Sunday, December 24, 2017

Book Review: On Cyber: Towards An Operational Art for Cyber Conflict

Authors: Greg Conti and David Raymond

Annoyingly and ironically this book is only available in paperback, and not in electronic format.
 
I spent Christmas Eve on the beach re-reading this book. Moments later these same seagulls issued a flank attack that stole my apple pastry from me. :(
So I went through this book carefully looking for serious flaws. I came up with a few minor issues instead. But this and Matt Monte's book are the books that should be getting read by teams looking to get up to speed from a military angle. Maybe I would add Relentless Strike as well.

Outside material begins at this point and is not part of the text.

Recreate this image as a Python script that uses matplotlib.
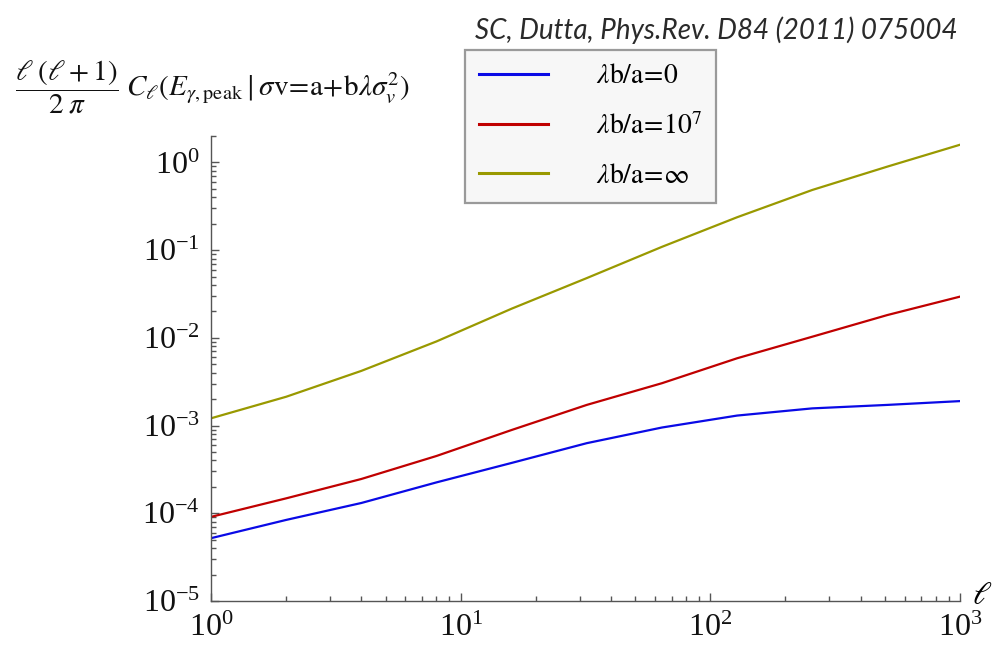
import numpy as np
import matplotlib
matplotlib.use('Agg')
import matplotlib.pyplot as plt

plt.rcParams['mathtext.fontset'] = 'stix'
plt.rcParams['font.family'] = ['Liberation Serif', 'DejaVu Serif']

# multipole moments and angular power for the three cross-section cases
ell = [1, 2, 4, 8, 16, 32, 64, 128, 256, 512, 1000]
cl_zero = [5.2e-5, 8.4e-5, 1.31e-4, 2.25e-4, 3.75e-4, 6.3e-4, 9.5e-4, 1.30e-3, 1.57e-3, 1.72e-3, 1.90e-3]
cl_1e7 = [9.1e-5, 1.48e-4, 2.46e-4, 4.5e-4, 8.9e-4, 1.72e-3, 3.04e-3, 5.85e-3, 1.03e-2, 1.82e-2, 2.95e-2]
cl_inf = [1.21e-3, 2.13e-3, 4.2e-3, 9.1e-3, 2.15e-2, 4.8e-2, 0.109, 0.237, 0.485, 0.896, 1.59]
labels = [r'$\lambda\mathrm{b/a}\!=\!0$',
          r'$\lambda\mathrm{b/a}\!=\!10^{7}$',
          r'$\lambda\mathrm{b/a}\!=\!\infty$']
colors = ['#0a0ae6', '#c00000', '#999900']

W, H = 992, 646
fig = plt.figure(figsize=(W / 100, H / 100), dpi=100)
ax = fig.add_axes([211 / W, 1 - 601 / H, 749 / W, 465 / H])

for y, lab, c in zip([cl_zero, cl_1e7, cl_inf], labels, colors):
    ax.plot(ell, y, color=c, lw=1.6, label=lab, solid_joinstyle='round')

ax.set_xscale('log')
ax.set_yscale('log')
ax.set_xlim(1, 1000)
ax.set_ylim(1e-5, 2.0)

for s in ['top', 'right']:
    ax.spines[s].set_visible(False)
for s in ['left', 'bottom']:
    ax.spines[s].set_color('#555555')
    ax.spines[s].set_linewidth(1.0)

ax.xaxis.set_major_locator(matplotlib.ticker.LogLocator(base=10, numticks=10))
ax.yaxis.set_major_locator(matplotlib.ticker.LogLocator(base=10, numticks=10))
ax.tick_params(which='both', direction='in', color='#555555', width=1.0, labelsize=23, labelcolor='#111111')
ax.tick_params(which='major', length=6)
ax.tick_params(which='minor', length=3.5)
ax.tick_params(axis='x', pad=9)
ax.tick_params(axis='y', pad=8)

ax.text(1.016, 0.01, r'$\ell$', transform=ax.transAxes, fontsize=23, ha='left', va='center')

fig.text(15 / W, 1 - 87 / H,
         r'$\dfrac{\ell\;(\ell+1)}{2\;\pi}\;C_\ell(E_{\gamma,\mathrm{peak}}\mid\sigma\mathrm{v}\!=\!\mathrm{a}\!+\!\mathrm{b}\lambda\sigma_v^2)$',
         fontsize=21, ha='left', va='center', color='#111111')

fig.text(958 / W, 1 - 30 / H, 'SC, Dutta, Phys.Rev. D84 (2011) 075004',
         family='Lato', style='italic', fontsize=20, color='#2a2a2a',
         ha='right', va='center')

leg = fig.legend(loc='upper left', bbox_to_anchor=(465 / W, 1 - 50 / H),
                 fontsize=20, handlelength=2.5, handletextpad=1.7,
                 labelspacing=0.85, borderpad=0.5, borderaxespad=0,
                 fancybox=False, framealpha=1, edgecolor='#9a9a9a',
                 facecolor='#f7f7f7')
leg.get_frame().set_linewidth(1.6)
for line in leg.get_lines():
    line.set_linewidth(2.2)

fig.savefig('out.png', dpi=100)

The reason this book works is that resume matters. You don't see tons of quotes from the authors stolen from the traditional canon of B.S. policy papers or Wired magazine articles. Nothing in this book is quoting a NY Times article that everyone in the know already has discounted as a disinformation effort via targeted leaks. 

I'm not saying this to be harsh - but it's a fact that almost all the books in this space suffer from a lack of experience in the area. These authors know what they're talking about in both of the domains this book straddles and it would be clear even if you didn't know who they were. The book quotes Dual Core and Dan Geer as easily as Clausewitz. 

If there are gaps in the book, they are in a failure to go the extra mile philosophically to avoid ruffling feathers in the policy world. What does it mean that cyber operations can engage in N-dimensional flanking operations? They often point to contentious issues with regards to how traditional thought runs without directly naming and shaming. Tell me again how the US copyright regime is in some way different technologically from the Chinese effort against Falun Gung? 

When it comes to predictions, the book fails to predict the worm revolution we're in now and is heavily focused on AI and scale, since the US military is so focused on C2-based operations, but that's a myopia that can only be corrected after operational planners have mastered the basics of maneuver in cyber. It's a US focused book, but what else would you expect?

The book also could use more direct examples than it has - if for no other reason than because they push the concepts better than raw text does. They get close to adopting the offensive community's definition of a cyber weapon, but fail to mention Wikileaks, for example. What is a click-script? Why do they exist? I want to ask this book just to have it written down in a way that future operators need to see. There are real gaps here and I'm not sure if they're intentional efforts at abstraction.

A good cyber operations class for future officers, in the US military and beyond, would do well to expand upon this book's chapters with direct examples from their own experience. But even if all they do is assign this book as required reading, they'll have done pretty well.